ICYMI, it was a tumultuous year for labor in agriculture.
Let’s start at the very beginning… with a 65% increase in demand for H-2A workers over the last five years. It comes as no surprise the majority of U.S. food production (especially of fruits and vegetables) is dependent on migrant workers.
Crazy stats: Two-thirds of U.S. counties now have H-2A workers. The average age among crop laborers has increased from 37.2 to 41.6 years between 2006 and 2022, illustrating a decline in young labor in the ag industry.
Meanwhile, automation is on the rise. Not only can it help with labor shortages, but it also can help farmers manage costs and improve yields with better accuracy throughout the production process. But not everyone is on board.

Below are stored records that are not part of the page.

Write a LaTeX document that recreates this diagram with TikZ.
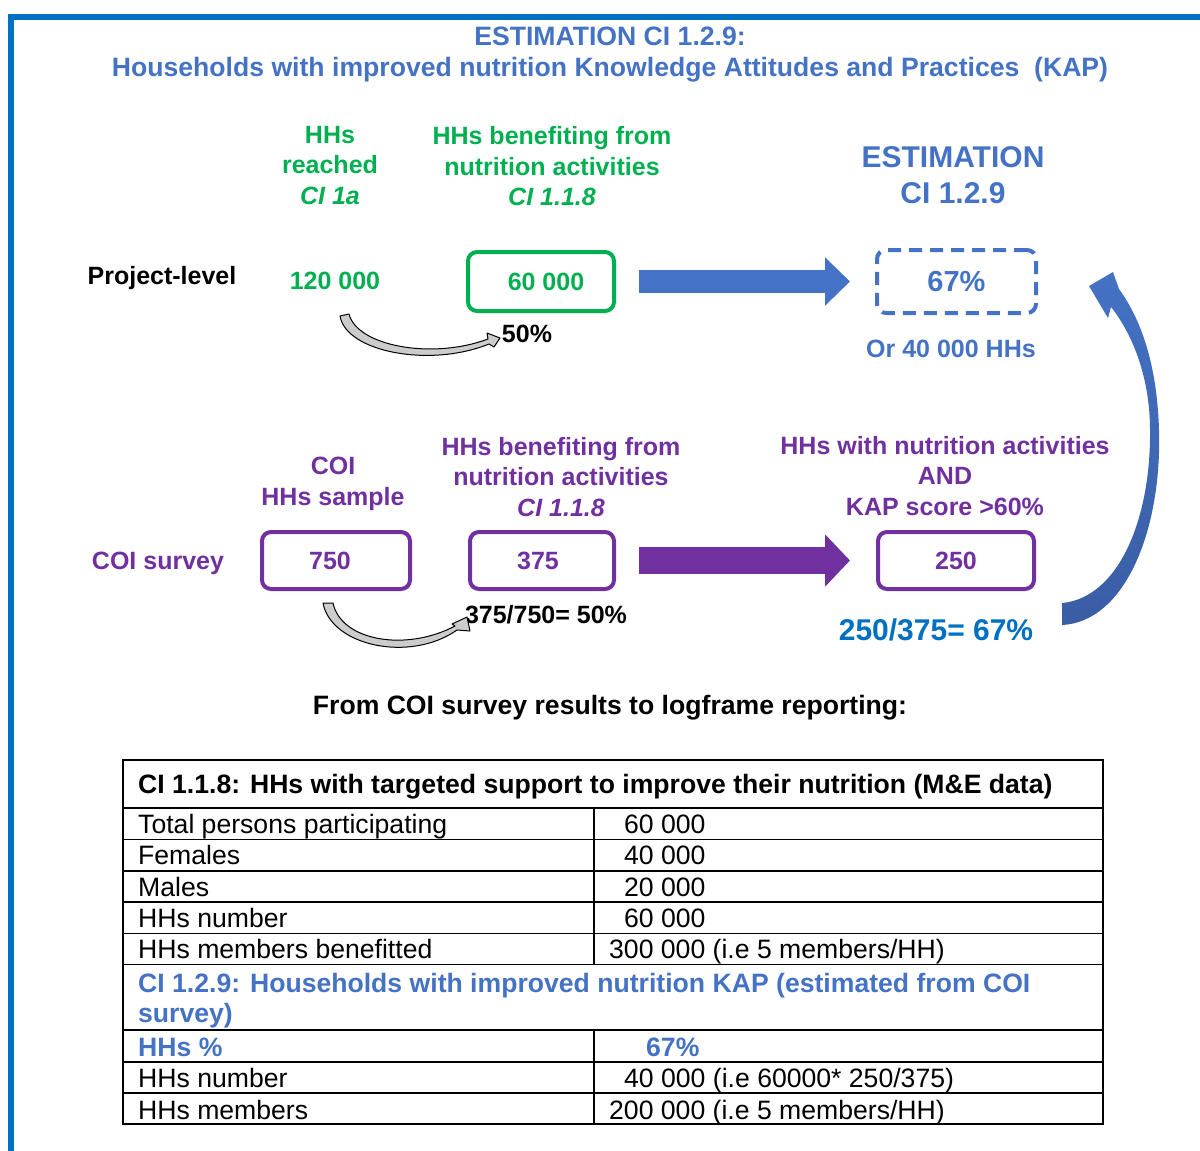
\documentclass[tikz,border=0pt]{standalone}
\usepackage{fontspec}
\setmainfont{Liberation Sans}
\usetikzlibrary{arrows.meta}
\definecolor{tblue}{HTML}{4472C4}
\definecolor{fblue}{HTML}{0070C0}
\definecolor{cgreen}{HTML}{00B050}
\definecolor{cpurple}{HTML}{7030A0}
\definecolor{dblue}{HTML}{3A5DA5}
\newcommand\fsTitle{\fontsize{26.6}{31}\selectfont}
\newcommand\fsBody{\fontsize{25}{30.5}\selectfont}
\newcommand\fsBig{\fontsize{30}{36}\selectfont}
\newcommand\fsTab{\fontsize{26.6}{31}\selectfont}
\begin{document}
\begin{tikzpicture}[x=1pt,y=-1pt,
  lbl/.style={inner sep=0pt, align=center, font=\bfseries\fsBody},
  bl/.style={inner sep=0pt, anchor=base, font=\bfseries\fsBody},
  gbox/.style={draw=cgreen, line width=4pt, rounded corners=9pt, inner sep=0pt, text=cgreen, font=\bfseries\fsBody},
  pbox/.style={draw=cpurple, line width=4pt, rounded corners=9pt, inner sep=0pt, text=cpurple, font=\bfseries\fsBody},
  dbox/.style={draw=tblue, line width=4pt, rounded corners=9pt, inner sep=0pt, text=tblue, dash pattern=on 13pt off 8pt, font=\bfseries\fontsize{29}{34}\selectfont},
  blockarrow/.style={line width=23pt, -{Triangle[length=25pt, width=47pt]}},
  purplearrow/.style={line width=27pt, -{Triangle[length=25pt, width=51pt]}},
  smallarrow/.style={fill=gray!40, draw=black, line width=1pt, line join=round},
  tline/.style={line width=1.4pt},
  tcell/.style={inner sep=0pt, anchor=base west, font=\fsTab},
  tbold/.style={inner sep=0pt, anchor=base west, font=\bfseries\fsTab}
]
\useasboundingbox (0,0) rectangle (1200,1151);
% frame
\fill[fblue] (8,14) rectangle (1200,20);
\fill[fblue] (8,14) rectangle (14,1151);

% title
\node[bl, font=\bfseries\fsTitle, text=tblue] (t1) at (610,45.5) {ESTIMATION CI 1.2.9:};
\node[bl, font=\bfseries\fsTitle, text=tblue] (t2) at (610,76.5) {Households with improved nutrition Knowledge Attitudes and Practices\ \ (KAP)};

% project-level row
\node[lbl, text=cgreen] (gA) at (330,165.5) {HHs\\reached\\\textit{CI 1a}};
\node[lbl, text=cgreen] (gB) at (552,166.5) {HHs benefiting from\\nutrition activities\\\textit{CI 1.1.8}};
\node[lbl, font=\bfseries\fsBig, text=tblue] (est) at (953,175.5) {ESTIMATION\\CI 1.2.9};
\node[bl] (proj) at (162,284) {Project-level};
\node[bl, text=cgreen] (n120) at (335,289) {120 000};
\node[gbox, minimum width=146pt, minimum height=59pt] (b60) at (541,281.5) {\hspace*{10pt}60 000};
\node[dbox, minimum width=159pt, minimum height=63pt] (b67) at (956.5,281.5) {67\%};
\node[bl, text=tblue] (or40) at (951,357) {Or 40 000 HHs};
\node[bl] (p50) at (527,342) {50\%};
\draw[blockarrow, tblue] ([xshift=23pt]b60.east) -- ([xshift=-25pt]b67.west);

% small curved arrow 1
\draw[smallarrow] (340,316) .. controls (346,352) and (430,368) .. (489,344)
  -- (494,347) -- (500,338) -- (487,333) -- (488,339)
  .. controls (432,360) and (357,346) .. (349,314) -- cycle;

% COI survey row
\node[lbl, text=cpurple] (pA) at (333,484) {COI\\HHs sample};
\node[lbl, text=cpurple] (pB) at (561,477) {HHs benefiting from\\nutrition activities\\\textit{CI 1.1.8}};
\node[lbl, text=cpurple] (pC) at (945,476) {HHs with nutrition activities\\AND\\KAP score >60\%};
\node[bl, text=cpurple] (coi) at (158,569) {COI survey};
\node[pbox, minimum width=148pt, minimum height=57pt] (b750) at (336,560.5) {750\hspace*{12pt}};
\node[pbox, minimum width=144pt, minimum height=57pt] (b375) at (542,560.5) {375\hspace*{8pt}};
\node[pbox, minimum width=156pt, minimum height=57pt] (b250) at (956,560.5) {250};
\draw[purplearrow, cpurple] ([xshift=23pt]b375.east) -- ([xshift=-26pt]b250.west);
\node[bl] (r375) at (546,623) {375/750= 50\%};
\node[bl, font=\bfseries\fsBig, text=fblue] (r250) at (936,640) {250/375= 67\%};

% small curved arrow 2
\draw[smallarrow] (323,603) .. controls (331,646) and (410,663) .. (457,630)
  -- (470,631) -- (467,617) -- (452,624) -- (455,626)
  .. controls (406,652) and (341,641) .. (333,603) -- cycle;

% big curved arrow back to estimation
\shade[top color=tblue, bottom color=dblue, draw=none]
  (1062,625) .. controls (1125,622) and (1162,530) .. (1159,430)
  .. controls (1157,362) and (1140,318) .. (1119,289)
  -- (1113,272) -- (1089,286) -- (1108,318) -- (1111,307)
  .. controls (1134,336) and (1150,380) .. (1150,430)
  .. controls (1151,520) and (1118,598) .. (1062,603) -- cycle;

% heading above table
\node[bl, font=\bfseries\fsTitle] (from) at (610,714) {From COI survey results to logframe reporting:};

% table
\draw[tline] (123,760) rectangle (1103,1124);
\foreach \yy in {808,839.5,871,902,933.5,964.5,1030,1062,1093}
  \draw[tline] (123,\yy) -- (1103,\yy);
\draw[tline] (594,808) -- (594,964.5);
\draw[tline] (594,1030) -- (594,1124);

\node[tbold] (h1) at (138,793.5) {CI 1.1.8: HHs with targeted support to improve their nutrition (M\&E data)};
\node[tcell] (r1a) at (138,833.5) {Total persons participating};
\node[tcell] (r1b) at (624,833.5) {60 000};
\node[tcell] (r2a) at (138,864.5) {Females};
\node[tcell] (r2b) at (624,864.5) {40 000};
\node[tcell] (r3a) at (138,896.5) {Males};
\node[tcell] (r3b) at (624,896.5) {20 000};
\node[tcell] (r4a) at (138,927.5) {HHs number};
\node[tcell] (r4b) at (624,927.5) {60 000};
\node[tcell] (r5a) at (138,958.5) {HHs members benefitted};
\node[tcell] (r5b) at (609,958.5) {300 000 (i.e 5 members/HH)};
\node[tbold, text=tblue] (h2a) at (138,992.5) {CI 1.2.9: Households with improved nutrition KAP (estimated from COI};
\node[tbold, text=tblue] (h2b) at (138,1022.5) {survey)};
\node[tbold, text=tblue] (r6a) at (138,1056.5) {HHs \%};
\node[tbold, text=tblue] (r6b) at (646,1056.5) {67\%};
\node[tcell] (r7a) at (138,1087.5) {HHs number};
\node[tcell] (r7b) at (624,1087.5) {40 000 (i.e 60000* 250/375)};
\node[tcell] (r8a) at (138,1119.5) {HHs members};
\node[tcell] (r8b) at (609,1119.5) {200 000 (i.e 5 members/HH)};
\end{tikzpicture}
\end{document}
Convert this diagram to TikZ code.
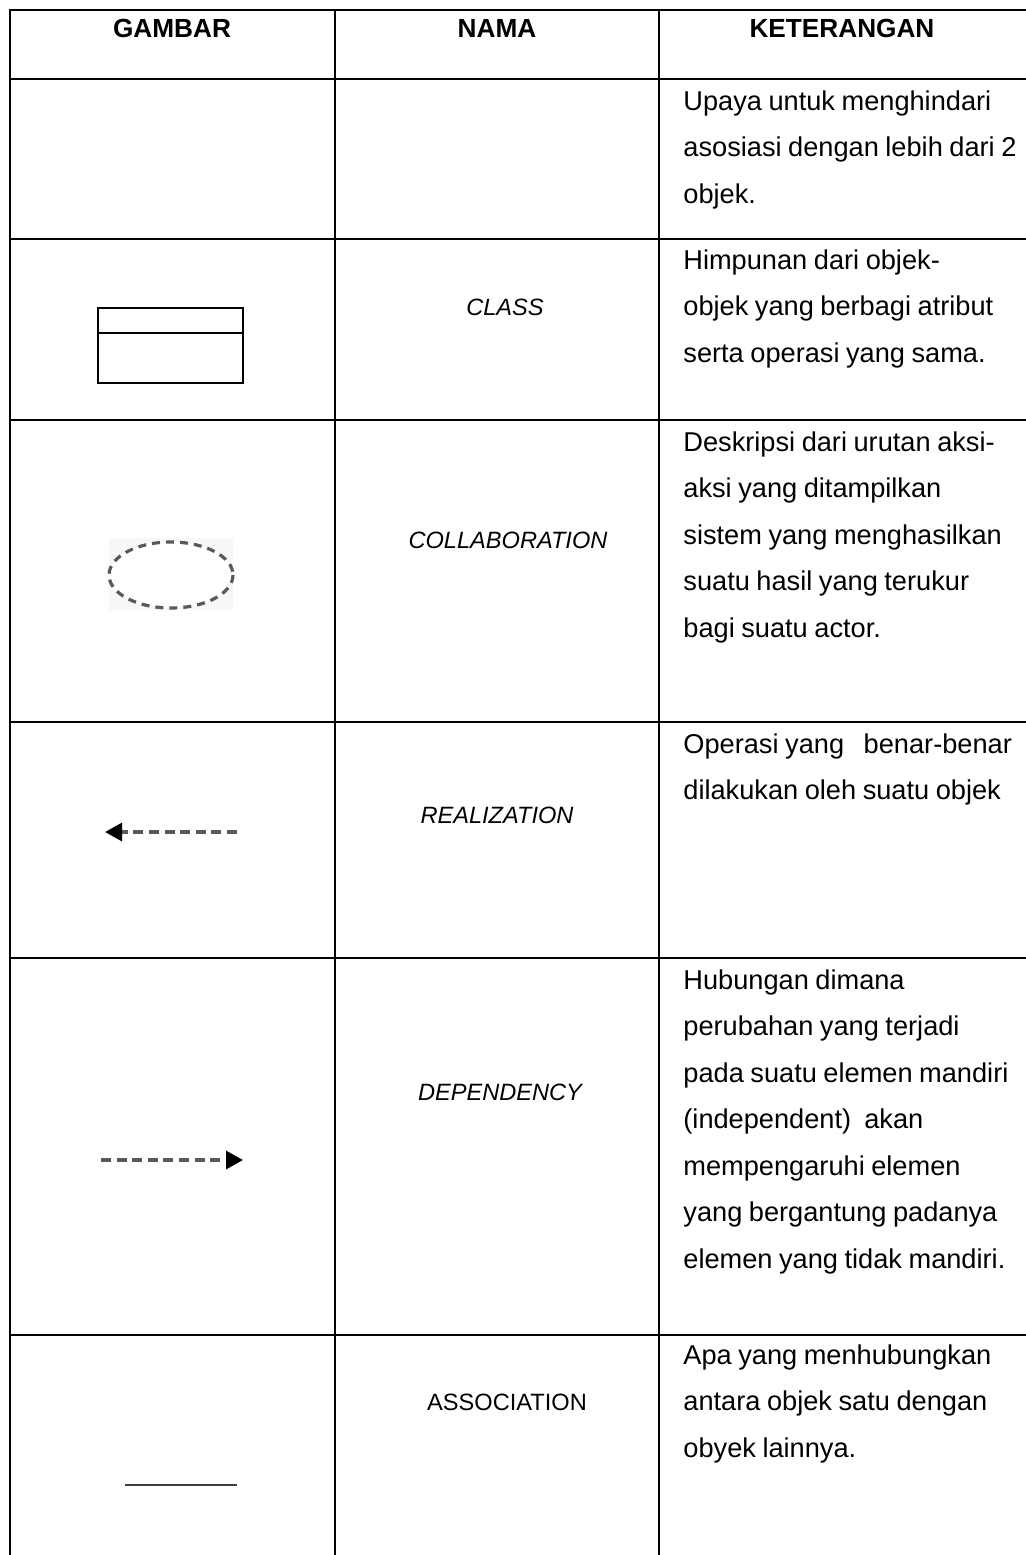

Soundbite: “You build a relationship with the land, with the animals, with the place that you’re producing it. And we’re moving away from that.” — Frank James, Dakota Rural Action executive director
And it’s not all rainbows and butterflies for countries investing in agtech research and development, which can have a trickle-down impact on labor. The EU’s Green Deal and the U.K.’s Agriculture Act, as well as initiatives in Australia, Canada, the U.S., and more face high initial costs, inadequate infrastructure, and a lack of skilled technicians.
“You’re fired!” A fair share of ag giants laid off thousands of employees in 2024 due to lower profits. John Deere and AGCO watched sales plummet as farmers held onto older equipment and took out fewer loans. The companies cut production at their plants, as well as more salaried employees.
Earlier this month, Cargill announced it would cut 5% of its global workforce due to profit declines, while Tyson closed three meat plants.